THE UNEXPECTED GUEST
UK publication: 1958 (Samuel French)
US publication: as novel adaptation, 1999 (St. Martin's)
Character: Other
Genre: Play
Plot summary and comments: One of three original plays recently published in novel form by St. Martin's Press, with adaptation by Charles Osborne. A murder mystery which does not at first appear to be mysterious, since when a stranger (Michael Starkwedder) wrecks his car in fog and makes his way to the nearest house, he finds a woman standing with a gun over her husband's body, and she admits she killed him; together they concoct a story and make a plan.

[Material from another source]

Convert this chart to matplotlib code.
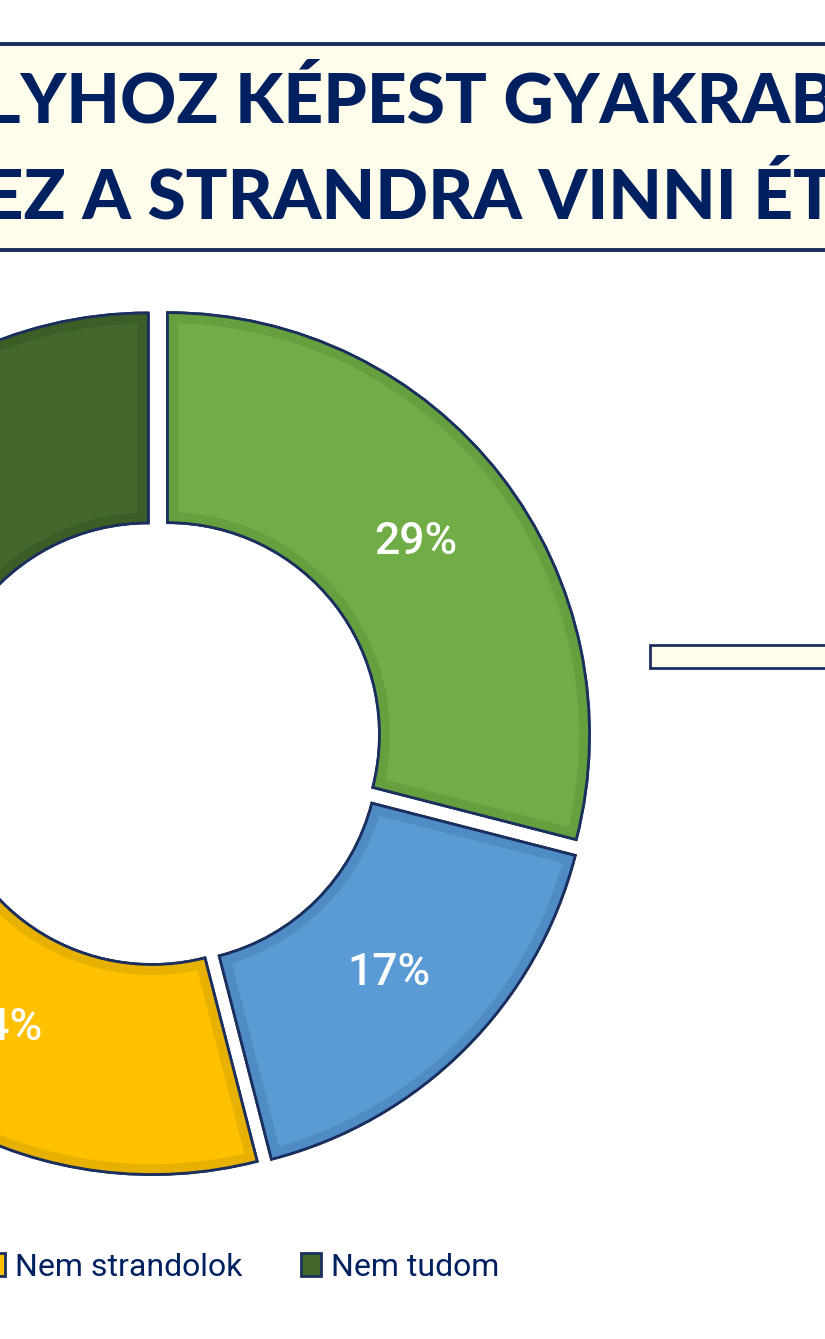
import matplotlib
matplotlib.use('Agg')
import matplotlib.pyplot as plt
import matplotlib.patches as mpatches

# answers, clockwise from the top
labels = ['Igen', 'Nem', 'Nem strandolok', 'Nem tudom']
values = [29, 17, 24, 30]
colors = ['#70AD47', '#5B9BD5', '#FFC000', '#43682B']
band_colors = ['#66A03E', '#4F8BC4', '#E6B100', '#3C5E26']

title_lines = ['A TAVALYHOZ KÉPEST GYAKRABBAN', 'TERVEZ A STRANDRA VINNI ÉTELT?']
hidden_prefix = ['A TAVA', 'TERV']   # part of each line that falls left of the crop

NAVY = '#1B2F5E'
TEXT = '#002060'

W, H = 825, 1339
fig = plt.figure(figsize=(W / 100, H / 100), dpi=100)
fig.patch.set_facecolor('white')
ax = fig.add_axes([0, 0, 1, 1])

cx, cy = 158, H - 742
R, ring = 422, 210

wedges, texts, autotexts = ax.pie(
    values, colors=colors, startangle=90, counterclock=False,
    center=(cx, cy), radius=R, explode=[12] * len(values),
    autopct='%d%%', pctdistance=0.745,
    wedgeprops=dict(width=ring, edgecolor=NAVY, linewidth=2.0),
    textprops=dict(color='white', fontsize=32, family='Roboto', fontweight='medium'),
)

# darker inner rim + navy outline on every wedge
for w, bc in zip(wedges, band_colors):
    band = mpatches.Wedge(w.center, w.r, w.theta1, w.theta2, width=w.width,
                          facecolor='none', edgecolor=bc, linewidth=15)
    ax.add_patch(band)
    band.set_clip_path(w)
    edge = mpatches.Wedge(w.center, w.r, w.theta1, w.theta2, width=w.width,
                          facecolor='none', edgecolor=NAVY, linewidth=2.0)
    ax.add_patch(edge)
for t in autotexts:
    t.set_zorder(5)

ax.set_xlim(0, W)
ax.set_ylim(0, H)
ax.axis('off')

# title box
ax.add_patch(mpatches.Rectangle((-10, H - 250), W + 20, 206, facecolor='#FEFCEB',
                                edgecolor=NAVY, linewidth=2.8, clip_on=False))
# little box on the right
ax.add_patch(mpatches.Rectangle((650, H - 668), 200, 23, facecolor='#FEFCEB',
                                edgecolor=NAVY, linewidth=2.0, clip_on=False))

title_kw = dict(fontsize=50, family='Lato', fontweight='black', color=TEXT)
fig.canvas.draw()
renderer = fig.canvas.get_renderer()
for line, prefix, x_vis, y in zip(title_lines, hidden_prefix, [-15, -16], [102, 198]):
    probe = ax.text(0, 0, prefix, **title_kw)
    pw = probe.get_window_extent(renderer).width
    probe.remove()
    ax.text(x_vis - pw, H - y, line, ha='left', va='center', **title_kw)

# legend, right end anchored at the end of "Nem tudom"
ax.legend(wedges, labels, ncol=4, loc='center right',
          bbox_to_anchor=(499, H - 1267), bbox_transform=ax.transData,
          frameon=False, prop=dict(family='Roboto', size=23), labelcolor=TEXT,
          handlelength=0.62, handleheight=0.7, handletextpad=0.3,
          columnspacing=1.85, borderpad=0, borderaxespad=0)

fig.savefig('out.png', dpi=100, facecolor='white')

The murdered man, Richard Warwick, was an unpleasant cripple in a wheelchair, and his wife Laura may, it turns out, be shielding someone else, such as her lover Julian Farrar, Warwick's mother, or the father of a boy he killed by careless driving two years earlier. A traditional mystery with the usual twist in the very end. The play opened in London in 1958, three months after the failure of "Verdict", her previous play, and was reasonably successful. The novelization, lacking the scope and characterization of an original novel, seems disappointing to many readers.
VERDICT
UK publication: 1958 (Samuel French)
Character: Other
Genre: Play
Plot summary and comments: A play that is not a murder mystery. A murder is committed, but in full view of the audience; and it is not central to the plot. A European professor, Karl Hendryk, his crippled wife, and his secretary, live in Bloomsbury, refugees from some authoritarian regime. A female student, in love with the professor, kills his wife. The play becomes an examination of Hendryk's character, and the plot becomes somewhat complicated. Christie asks one of her favorite questions: whether idealism is always dangerous. The play opened in London in 1958, was not a great success (Christie liked it, but audiences felt cheated with no murder to be solved), and closed in a month.
WITNESS FOR THE PROSECUTION
UK publication: 1954 (Samuel French)
Character: Other
Genre: Play
Plot summary and comments: One of Christie's own favorites, this play was based on her short story of the same name, published in The Hound of Death in 1933. It opened in London in 1953 and ran for 646 performances in New York the following year. One of Christie's only courtroom dramas, an accused murderer named Leonard Vole is defended by the pugnacious Sir Wilfrid Robarts, but Vole's wife Romaine is perhaps on the opposite side. In the story, the murderer gets away with it; but the ending was changed in the play, in which private retribution delivers a form of justice. The play was made into a very successful Hollywood film of the same name in 1957, with Charles Laughton, Tyrone Power, and Marlene Dietrich.
BLACK COFFEE
UK publication: 1934 (Ashley)
US publication: 1934 (Baker); as a novel, 1998 (St. Martin's)
Character: Poirot
Genre: Play
Plot summary and comments: One of three original plays adapted recently into novels by Charles Osborne and published by St. Martin's Press. This is Christie's first original play, a three-act spy thriller starring Poirot and first produced in London in 1930. Set in the library of Sir Claud Amory's house at Abbot's Cleve, near London. Sir Claud is an atomic scientist and has just discovered Amorite, a new and terrible explosive device. The formula is stolen by one of his household, and he is killed when an attempt to retrieve it goes wrong. By the end of the evening, Poirot has unmasked the killer with assistance from Hastings and Inspector Japp and retrieved the formula. Other characters include Sir Claud's butler, Tredwell (also the name of the butler at Chimneys in The Secret of Chimneys and The Seven Dials Mystery), Sir Claud's rather dubious family, his secretary Edward Raynor, and the sinister Dr. Carelli. The plot is less complex than Christie's later plays, and the novel adaptation is perhaps less interesting than Christie's original prose.